I am now doing a course and was given a case study.
In the case study, I was given a zero coupon yield curve and a theoterical yield curve based on the company’s own model. And the question is how to I trade on the mispricing? Any comments will be appreciated.
Buy the cheapest one with the widest option adjusted spread
Take the capital that is used for the fixed income trade, and trade equities instead. There’s no money in fixed income with yields so compressed.
So, I am assuming the first yield curve is tradeable. In that case, you buy/sell the rates where the market curve is too high/low, based on your theoretical model. Easiest way is to do bullet bonds with the maturity that you want, but obviously, there are many ways.
The question seems kind of vague. For instance, if the first curve is tradeable, why is your theoretical curve not marked to market? Or what pnl should you recognize if the market is not the same as your “theoretical” level? What is the theoretical level based on anyway?
find a bond, and you want to be on the tangent to its curves.
Well if this is just a case study and one question, yeah, just trade the discrepancy on the first curve. You’re company says the 10yr should be yielding 200bps, you see it at 171bps on the first curve. So sell the 10 yr on the first curve, etc. or if it’s the shape of the curve, it’s probably just go long the steepener or flattener type of question.
Thanks all for the comments. Sorry I was vague in the last post.
I was given bond price from yr 0.5 to yr 26. I was able to bootstrap and get the zero coupon yield from yr 0.5 to yr 26.
I was given a modelled yield curve (using 3 factor affine model) but the predicted yield curve give rate for yr 1,2,3,4,5,6,7,8,9,10,15,25.
I read the previous comments and some say trade on the yield curve directly. Is STRIPS the instrument to trade on the yield curve?
I used another approach which is to price each of the bond using the modelled yield curve. However, as coupon is half-annually, I was unable to use the modelled yield curve to calculate the PV of coupon in between each whole year (e.g. 0.5, 1.5, 2.5). Is it okay to use linear interpolation to get the 0.5 year rate?
I was thinking of using cubic spline to approximate the rate in between each whole year. For example, I use 1 yr, 2 yr, 3 yr and 4 yr to approximate the 2.5 yr rate. For 3.5 yr rate, I use 2 yr, 3 yr, 4 yr and 5 yr. How do I approximate 0.5yr, 1.5 yr rate?
Is there any additional things I can do to get better marks for the project?
Thanks all for the comments.
When you mentioned cubic interpolation, i remembered the Fixed income module i did years ago. and although i don’t remember anything from it…there was some talk about a Nelson-Siegel model for fitting yield curves…maybe you can do that?
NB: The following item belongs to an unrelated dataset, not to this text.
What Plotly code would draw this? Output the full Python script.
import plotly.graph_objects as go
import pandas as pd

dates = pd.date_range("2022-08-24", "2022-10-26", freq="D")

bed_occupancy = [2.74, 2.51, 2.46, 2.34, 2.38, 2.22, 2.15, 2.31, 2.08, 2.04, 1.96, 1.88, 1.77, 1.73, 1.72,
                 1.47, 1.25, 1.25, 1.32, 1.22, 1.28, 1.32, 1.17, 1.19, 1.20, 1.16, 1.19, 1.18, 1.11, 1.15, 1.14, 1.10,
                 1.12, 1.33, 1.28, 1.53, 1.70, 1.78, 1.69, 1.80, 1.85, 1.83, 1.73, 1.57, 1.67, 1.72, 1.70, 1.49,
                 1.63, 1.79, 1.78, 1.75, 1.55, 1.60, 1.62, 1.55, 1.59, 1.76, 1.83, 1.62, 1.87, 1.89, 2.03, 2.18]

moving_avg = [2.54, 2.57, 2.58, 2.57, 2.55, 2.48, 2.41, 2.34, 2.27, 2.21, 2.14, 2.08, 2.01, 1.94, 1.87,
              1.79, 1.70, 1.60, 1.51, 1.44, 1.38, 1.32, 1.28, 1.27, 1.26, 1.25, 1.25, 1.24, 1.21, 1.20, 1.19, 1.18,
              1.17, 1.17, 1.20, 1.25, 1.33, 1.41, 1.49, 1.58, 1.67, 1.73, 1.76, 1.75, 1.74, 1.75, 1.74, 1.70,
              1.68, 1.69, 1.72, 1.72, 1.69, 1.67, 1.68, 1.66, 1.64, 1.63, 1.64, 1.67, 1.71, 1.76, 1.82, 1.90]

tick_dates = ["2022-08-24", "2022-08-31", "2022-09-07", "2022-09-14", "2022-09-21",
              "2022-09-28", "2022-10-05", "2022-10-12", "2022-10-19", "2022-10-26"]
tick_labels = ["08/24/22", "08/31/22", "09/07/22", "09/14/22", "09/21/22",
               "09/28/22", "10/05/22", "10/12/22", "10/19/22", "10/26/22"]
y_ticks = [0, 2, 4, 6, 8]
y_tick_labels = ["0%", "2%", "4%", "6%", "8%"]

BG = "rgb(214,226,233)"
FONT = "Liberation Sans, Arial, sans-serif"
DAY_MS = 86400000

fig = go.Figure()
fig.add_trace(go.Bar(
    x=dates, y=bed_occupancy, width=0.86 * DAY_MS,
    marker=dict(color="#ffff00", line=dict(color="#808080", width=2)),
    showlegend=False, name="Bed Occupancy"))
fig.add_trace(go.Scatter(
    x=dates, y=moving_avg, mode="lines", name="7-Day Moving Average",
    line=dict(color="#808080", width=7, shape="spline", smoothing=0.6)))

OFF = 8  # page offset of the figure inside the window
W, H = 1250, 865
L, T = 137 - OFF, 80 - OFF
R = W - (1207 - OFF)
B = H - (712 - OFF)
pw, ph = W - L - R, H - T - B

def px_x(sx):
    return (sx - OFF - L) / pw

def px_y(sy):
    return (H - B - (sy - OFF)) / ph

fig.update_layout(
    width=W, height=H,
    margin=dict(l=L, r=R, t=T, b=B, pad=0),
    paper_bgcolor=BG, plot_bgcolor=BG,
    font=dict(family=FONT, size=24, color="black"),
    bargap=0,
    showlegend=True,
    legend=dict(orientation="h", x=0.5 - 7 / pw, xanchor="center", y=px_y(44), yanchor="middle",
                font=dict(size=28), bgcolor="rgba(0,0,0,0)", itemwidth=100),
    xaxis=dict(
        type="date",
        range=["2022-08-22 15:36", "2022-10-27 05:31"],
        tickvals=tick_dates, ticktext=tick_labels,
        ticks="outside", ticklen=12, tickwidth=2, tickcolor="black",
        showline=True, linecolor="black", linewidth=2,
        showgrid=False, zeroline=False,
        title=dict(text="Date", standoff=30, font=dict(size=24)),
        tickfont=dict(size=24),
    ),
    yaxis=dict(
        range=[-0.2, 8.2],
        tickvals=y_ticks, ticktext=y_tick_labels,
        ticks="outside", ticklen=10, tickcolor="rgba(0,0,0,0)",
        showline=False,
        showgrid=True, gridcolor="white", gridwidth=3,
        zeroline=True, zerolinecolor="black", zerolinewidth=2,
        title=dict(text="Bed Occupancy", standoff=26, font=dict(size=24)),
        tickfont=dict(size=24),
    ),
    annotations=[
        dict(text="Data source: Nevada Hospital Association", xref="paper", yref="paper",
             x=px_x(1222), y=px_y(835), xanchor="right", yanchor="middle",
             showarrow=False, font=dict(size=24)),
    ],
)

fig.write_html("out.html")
Thanks Alladin. Found the guide on how to do it in youtube Bionic turtle. Only now I understand why people use Bionic turtle for FRM. I told you I used schweser and passed both exam. But I do not understand anything about piecewise cubic interpolation and Nelson Siegel. But after I saw his video and spreadsheet I was super clear (BTW, I don’t even know it is inside FRM syllabus. Or did he produce it for other purposes?